Though Giustina had begun life by giving signs of being emancipated, she behaved with the greatest devotion to her daughter and her grandchildren. ‘I have hardly any company but that of children,’ she wrote to a friend. ‘I think very highly of their patience, since there is between me and them the same distance of age which exists between them and me. I find I have nothing in common with them but the taste for “anguria,” and this is a good argument for the truth of what I say.’
Her most intimate friend was Isabella Teodochi Albrizzi.
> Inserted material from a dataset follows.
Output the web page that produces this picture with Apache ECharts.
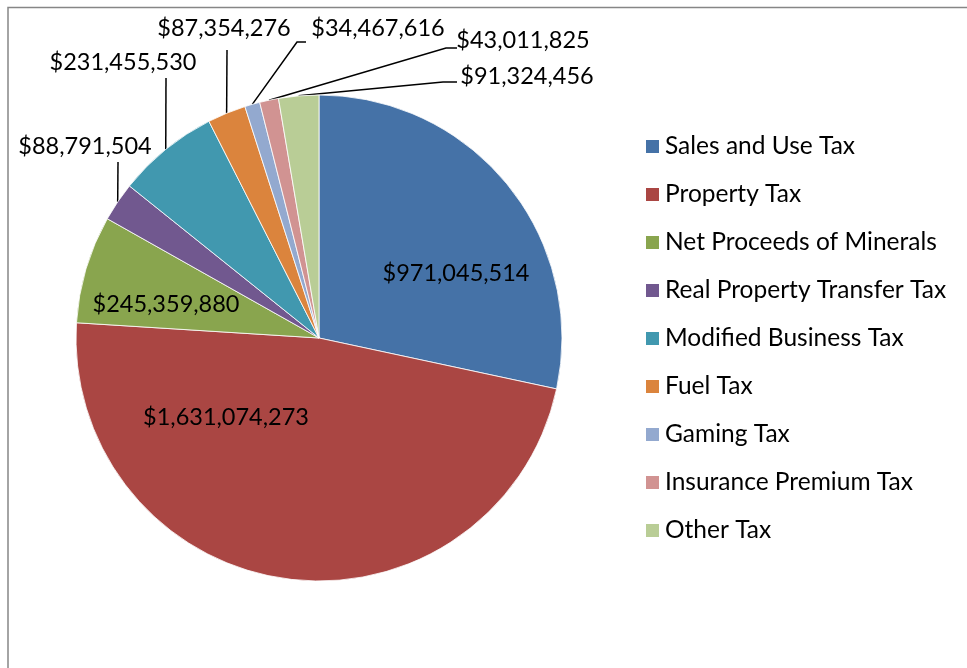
<!DOCTYPE html>
<html lang="en">
<head>
  <meta charset="UTF-8">
  <title>Tax Revenue</title>
  <style>
    html, body { margin: 0; padding: 0; background: #fff; }
    #chart { width: 967px; height: 668px; }
  </style>
</head>
<body>
  <div id="chart"></div>
  <script src="https://cdn.jsdelivr.net/npm/echarts@6/dist/echarts.min.js"></script>
  <script>
    var categories = ['Sales and Use Tax', 'Property Tax', 'Net Proceeds of Minerals',
      'Real Property Transfer Tax', 'Modified Business Tax', 'Fuel Tax', 'Gaming Tax',
      'Insurance Premium Tax', 'Other Tax'];
    var values = [971045514, 1631074273, 245359880, 88791504, 231455530,
      87354276, 34467616, 43011825, 91324456];

    var colors = ['#4572A7', '#AA4643', '#89A54E', '#71588F', '#4198AF',
      '#DB843D', '#93A9CF', '#D19392', '#B9CD96'];

    // label centres (layout only) and leader line bend/end points
    var labelPos = [[456, 273], [226, 417], [166, 304], [85, 146], [123, 62],
      [224, 28], [378, 28], [523, 40], [527, 76]];
    var leaderPts = [null, null, null,
      [[118, 162], [118, 162]],
      [[166, 78], [166, 78]],
      [[227, 50], [227, 50]],
      [[297, 42], [306, 42]],
      [[446, 48], [457, 48]],
      [[443, 82], [457, 82]]];

    function money(v) {
      return '$' + v.toString().replace(/\B(?=(\d{3})+(?!\d))/g, ',');
    }

    var chart = echarts.init(document.getElementById('chart'));
    var font = 'Lato, "Noto Sans", sans-serif';

    var pieData = categories.map(function (name, i) {
      var item = { name: name, value: values[i] };
      if (i < 3) item.labelLine = { show: false };
      return item;
    });

    chart.setOption({
      animation: false,
      color: colors,
      graphic: [{
        type: 'polyline',
        shape: { points: [[8, 668], [8, 7.5], [967, 7.5]] },
        style: { stroke: '#868686', lineWidth: 1.5, fill: null }
      }],
      legend: {
        orient: 'vertical',
        left: 644,
        top: 134,
        padding: 0,
        icon: 'rect',
        itemWidth: 15,
        itemHeight: 15,
        itemGap: 23,
        textStyle: { fontFamily: font, fontSize: 24.5, color: '#000', lineHeight: 24 },
        data: categories
      },
      series: [{
        type: 'pie',
        center: [319, 338],
        radius: 243,
        startAngle: 90,
        clockwise: true,
        avoidLabelOverlap: false,
        itemStyle: { borderColor: '#fff', borderWidth: 0.8 },
        label: {
          show: true,
          position: 'outside',
          fontFamily: font,
          fontSize: 23.5,
          color: '#000',
          formatter: function (p) { return money(p.value); }
        },
        labelLine: { show: true, lineStyle: { color: '#000', width: 1.5 } },
        labelLayout: function (params) {
          var i = params.dataIndex;
          var res = {
            x: labelPos[i][0],
            y: labelPos[i][1],
            align: 'center',
            verticalAlign: 'middle'
          };
          if (leaderPts[i] && params.labelLinePoints) {
            var s = params.labelLinePoints[0];
            res.labelLinePoints = [[s[0], s[1]], leaderPts[i][0], leaderPts[i][1]];
          }
          return res;
        },
        data: pieData
      }]
    });
  </script>
</body>
</html>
This lady was born in Greece, and was a passionate worshipper of the beautiful; her taste in all matters seems to have been more delicate than Giustina’s and her character was much more gay and forgetful. Giustina lived in the past, Isabella in the present. Everything about Giustina was Venetian, the mantilla she wore on her head, the furniture she had in her house, the refreshments she offered her friends; to the very last everything connected with her belonged to the eighteenth century. With Isabella Albrizzi nothing, on the contrary, was Venetian, nothing was durable; at one moment the French taste ordered her furniture, her bibelots, and her books, and provided her with subjects of conversation; at another, everything about her was English. ‘When you left the Michiel’s drawing-room you had learned to love Venice,’ says her biographer; ‘when you left Madame Albrizzi’s drawing-room you had learned to love Madame Albrizzi.’
They died nearly at the same time. Giustina breathed her last at the age of seventy-seven on April sixth, 1832, surrounded by her grandchildren and her friends. Andrea Maffei wrote that the death of Giustina Michiel was indeed a public loss. ‘To the excellence of her mind she united in a high degree the beauty of her character, and I know of no writer who more dearly loved his country than she.’